**Directions for this task**
Restate the data exactly as given and keep the pictures out.

**Task data**
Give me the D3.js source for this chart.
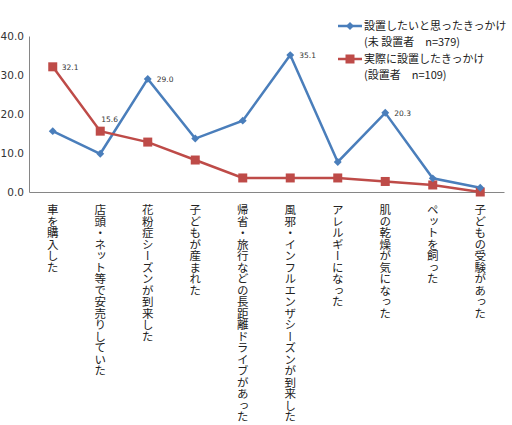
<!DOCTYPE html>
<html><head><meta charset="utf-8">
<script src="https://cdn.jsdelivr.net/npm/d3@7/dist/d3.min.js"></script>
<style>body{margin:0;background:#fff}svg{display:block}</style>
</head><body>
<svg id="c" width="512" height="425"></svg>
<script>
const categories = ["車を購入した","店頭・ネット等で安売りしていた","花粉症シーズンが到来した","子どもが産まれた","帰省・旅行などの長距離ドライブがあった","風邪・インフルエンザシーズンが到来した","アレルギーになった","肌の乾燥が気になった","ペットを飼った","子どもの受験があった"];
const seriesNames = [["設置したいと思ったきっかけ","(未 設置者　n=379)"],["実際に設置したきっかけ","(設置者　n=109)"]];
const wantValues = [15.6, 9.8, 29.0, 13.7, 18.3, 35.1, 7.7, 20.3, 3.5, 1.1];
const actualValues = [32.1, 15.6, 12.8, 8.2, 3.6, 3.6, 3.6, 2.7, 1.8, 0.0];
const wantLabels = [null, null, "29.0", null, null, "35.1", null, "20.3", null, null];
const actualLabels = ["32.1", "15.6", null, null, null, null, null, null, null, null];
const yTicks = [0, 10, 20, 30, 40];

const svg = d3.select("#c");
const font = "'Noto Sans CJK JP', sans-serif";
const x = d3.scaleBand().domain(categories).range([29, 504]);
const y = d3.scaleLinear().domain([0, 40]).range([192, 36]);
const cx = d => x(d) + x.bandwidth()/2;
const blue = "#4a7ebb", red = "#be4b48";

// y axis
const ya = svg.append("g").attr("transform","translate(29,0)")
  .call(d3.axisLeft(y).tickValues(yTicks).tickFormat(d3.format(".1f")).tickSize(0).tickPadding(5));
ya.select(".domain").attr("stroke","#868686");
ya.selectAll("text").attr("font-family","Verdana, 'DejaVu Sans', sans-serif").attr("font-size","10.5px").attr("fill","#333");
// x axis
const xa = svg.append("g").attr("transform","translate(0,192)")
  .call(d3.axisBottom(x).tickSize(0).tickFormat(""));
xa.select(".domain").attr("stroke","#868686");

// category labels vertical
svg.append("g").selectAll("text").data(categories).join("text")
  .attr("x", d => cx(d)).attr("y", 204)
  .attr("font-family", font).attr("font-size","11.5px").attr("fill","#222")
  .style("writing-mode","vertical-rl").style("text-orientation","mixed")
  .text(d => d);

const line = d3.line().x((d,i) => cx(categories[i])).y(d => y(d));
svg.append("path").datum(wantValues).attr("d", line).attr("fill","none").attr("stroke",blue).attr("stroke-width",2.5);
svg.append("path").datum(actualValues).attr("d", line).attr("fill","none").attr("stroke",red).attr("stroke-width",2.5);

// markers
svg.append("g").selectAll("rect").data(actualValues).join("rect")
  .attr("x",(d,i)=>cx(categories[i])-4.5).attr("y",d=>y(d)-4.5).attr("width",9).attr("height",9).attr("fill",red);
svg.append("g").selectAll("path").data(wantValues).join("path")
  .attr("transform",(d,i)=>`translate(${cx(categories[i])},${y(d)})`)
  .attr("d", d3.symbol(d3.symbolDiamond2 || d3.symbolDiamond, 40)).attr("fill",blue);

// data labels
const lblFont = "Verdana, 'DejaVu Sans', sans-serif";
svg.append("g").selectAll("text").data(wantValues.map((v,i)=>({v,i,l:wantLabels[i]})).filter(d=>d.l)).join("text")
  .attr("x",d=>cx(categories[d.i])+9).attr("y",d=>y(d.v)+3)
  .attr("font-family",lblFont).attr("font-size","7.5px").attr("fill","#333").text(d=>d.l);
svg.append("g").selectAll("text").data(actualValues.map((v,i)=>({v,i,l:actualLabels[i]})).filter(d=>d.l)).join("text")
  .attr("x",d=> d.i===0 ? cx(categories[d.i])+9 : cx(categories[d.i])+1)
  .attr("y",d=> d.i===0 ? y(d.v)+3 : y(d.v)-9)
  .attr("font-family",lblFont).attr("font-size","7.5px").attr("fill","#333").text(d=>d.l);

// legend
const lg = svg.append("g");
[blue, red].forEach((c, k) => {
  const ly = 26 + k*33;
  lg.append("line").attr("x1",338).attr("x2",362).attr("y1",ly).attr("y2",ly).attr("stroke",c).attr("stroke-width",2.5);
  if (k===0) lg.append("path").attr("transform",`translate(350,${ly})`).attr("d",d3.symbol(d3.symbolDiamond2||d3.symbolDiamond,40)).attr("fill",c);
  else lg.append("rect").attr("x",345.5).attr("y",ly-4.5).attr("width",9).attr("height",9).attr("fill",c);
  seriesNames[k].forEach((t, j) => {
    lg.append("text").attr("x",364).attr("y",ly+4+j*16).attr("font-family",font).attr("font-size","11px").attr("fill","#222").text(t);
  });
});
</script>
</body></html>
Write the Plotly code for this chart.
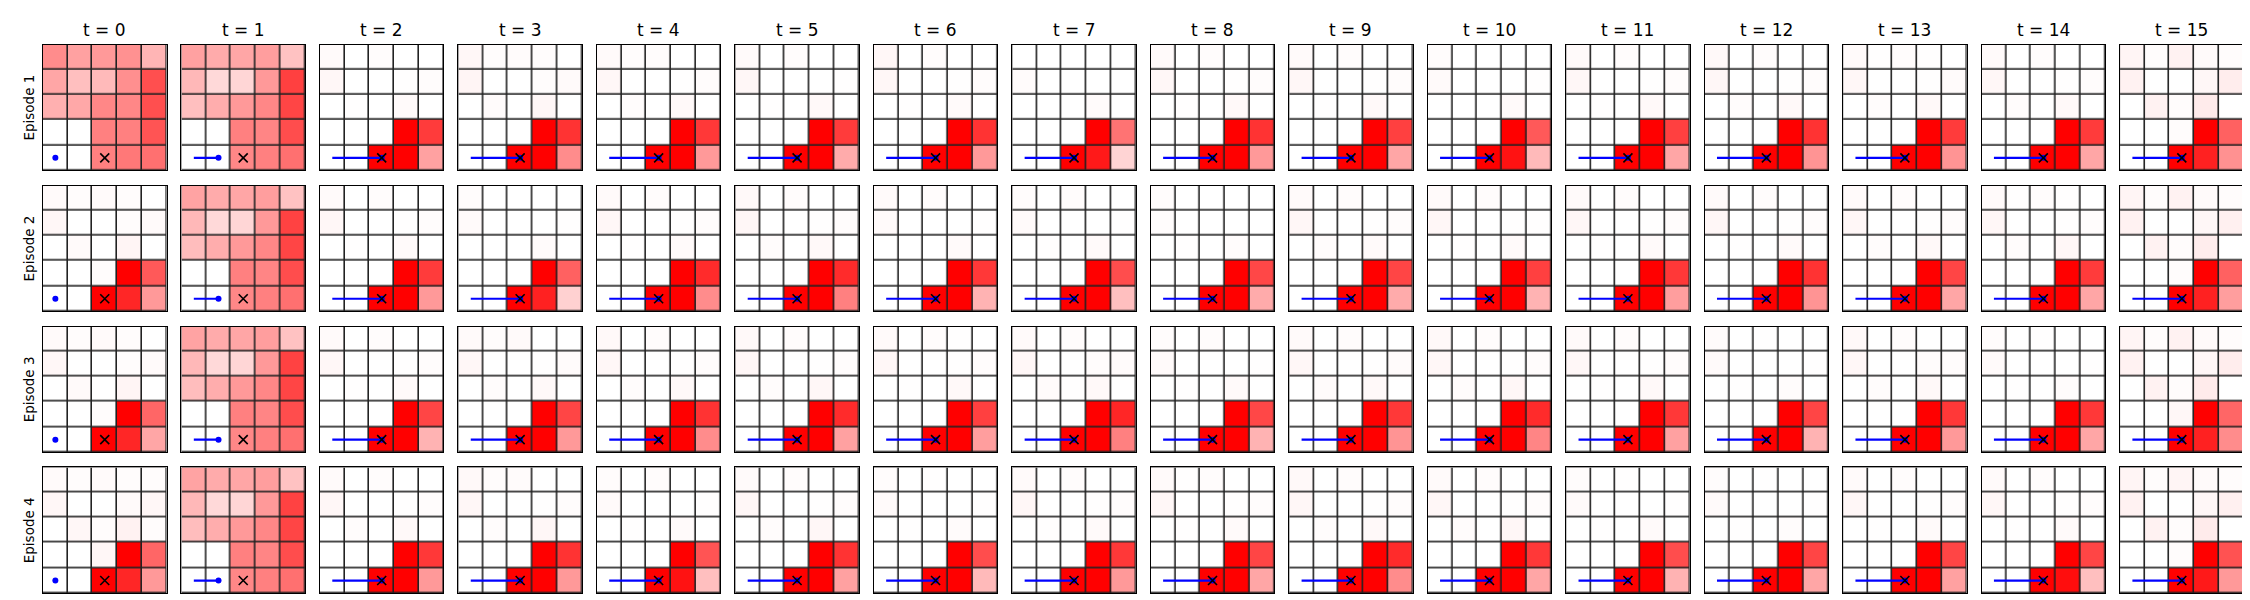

**Output of the task**
Give me the D3.js source for this chart.
<!DOCTYPE html>
<html><head><meta charset="utf-8">
<script src="https://cdn.jsdelivr.net/npm/d3@7/dist/d3.min.js"></script>
<style>body{margin:0;background:#fff}svg{display:block}</style>
</head><body>
<svg id="c" width="512" height="425"></svg>
<script>
const categories = ["車を購入した","店頭・ネット等で安売りしていた","花粉症シーズンが到来した","子どもが産まれた","帰省・旅行などの長距離ドライブがあった","風邪・インフルエンザシーズンが到来した","アレルギーになった","肌の乾燥が気になった","ペットを飼った","子どもの受験があった"];
const seriesNames = [["設置したいと思ったきっかけ","(未 設置者　n=379)"],["実際に設置したきっかけ","(設置者　n=109)"]];
const wantValues = [15.6, 9.8, 29.0, 13.7, 18.3, 35.1, 7.7, 20.3, 3.5, 1.1];
const actualValues = [32.1, 15.6, 12.8, 8.2, 3.6, 3.6, 3.6, 2.7, 1.8, 0.0];
const wantLabels = [null, null, "29.0", null, null, "35.1", null, "20.3", null, null];
const actualLabels = ["32.1", "15.6", null, null, null, null, null, null, null, null];
const yTicks = [0, 10, 20, 30, 40];

const svg = d3.select("#c");
const font = "'Noto Sans CJK JP', sans-serif";
const x = d3.scaleBand().domain(categories).range([29, 504]);
const y = d3.scaleLinear().domain([0, 40]).range([192, 36]);
const cx = d => x(d) + x.bandwidth()/2;
const blue = "#4a7ebb", red = "#be4b48";

// y axis
const ya = svg.append("g").attr("transform","translate(29,0)")
  .call(d3.axisLeft(y).tickValues(yTicks).tickFormat(d3.format(".1f")).tickSize(0).tickPadding(5));
ya.select(".domain").attr("stroke","#868686");
ya.selectAll("text").attr("font-family","Verdana, 'DejaVu Sans', sans-serif").attr("font-size","10.5px").attr("fill","#333");
// x axis
const xa = svg.append("g").attr("transform","translate(0,192)")
  .call(d3.axisBottom(x).tickSize(0).tickFormat(""));
xa.select(".domain").attr("stroke","#868686");

// category labels vertical
svg.append("g").selectAll("text").data(categories).join("text")
  .attr("x", d => cx(d)).attr("y", 204)
  .attr("font-family", font).attr("font-size","11.5px").attr("fill","#222")
  .style("writing-mode","vertical-rl").style("text-orientation","mixed")
  .text(d => d);

const line = d3.line().x((d,i) => cx(categories[i])).y(d => y(d));
svg.append("path").datum(wantValues).attr("d", line).attr("fill","none").attr("stroke",blue).attr("stroke-width",2.5);
svg.append("path").datum(actualValues).attr("d", line).attr("fill","none").attr("stroke",red).attr("stroke-width",2.5);

// markers
svg.append("g").selectAll("rect").data(actualValues).join("rect")
  .attr("x",(d,i)=>cx(categories[i])-4.5).attr("y",d=>y(d)-4.5).attr("width",9).attr("height",9).attr("fill",red);
svg.append("g").selectAll("path").data(wantValues).join("path")
  .attr("transform",(d,i)=>`translate(${cx(categories[i])},${y(d)})`)
  .attr("d", d3.symbol(d3.symbolDiamond2 || d3.symbolDiamond, 40)).attr("fill",blue);

// data labels
const lblFont = "Verdana, 'DejaVu Sans', sans-serif";
svg.append("g").selectAll("text").data(wantValues.map((v,i)=>({v,i,l:wantLabels[i]})).filter(d=>d.l)).join("text")
  .attr("x",d=>cx(categories[d.i])+9).attr("y",d=>y(d.v)+3)
  .attr("font-family",lblFont).attr("font-size","7.5px").attr("fill","#333").text(d=>d.l);
svg.append("g").selectAll("text").data(actualValues.map((v,i)=>({v,i,l:actualLabels[i]})).filter(d=>d.l)).join("text")
  .attr("x",d=> d.i===0 ? cx(categories[d.i])+9 : cx(categories[d.i])+1)
  .attr("y",d=> d.i===0 ? y(d.v)+3 : y(d.v)-9)
  .attr("font-family",lblFont).attr("font-size","7.5px").attr("fill","#333").text(d=>d.l);

// legend
const lg = svg.append("g");
[blue, red].forEach((c, k) => {
  const ly = 26 + k*33;
  lg.append("line").attr("x1",338).attr("x2",362).attr("y1",ly).attr("y2",ly).attr("stroke",c).attr("stroke-width",2.5);
  if (k===0) lg.append("path").attr("transform",`translate(350,${ly})`).attr("d",d3.symbol(d3.symbolDiamond2||d3.symbolDiamond,40)).attr("fill",c);
  else lg.append("rect").attr("x",345.5).attr("y",ly-4.5).attr("width",9).attr("height",9).attr("fill",c);
  seriesNames[k].forEach((t, j) => {
    lg.append("text").attr("x",364).attr("y",ly+4+j*16).attr("font-family",font).attr("font-size","11px").attr("fill","#222").text(t);
  });
});
</script>
</body></html>
Write the Plotly code for this chart.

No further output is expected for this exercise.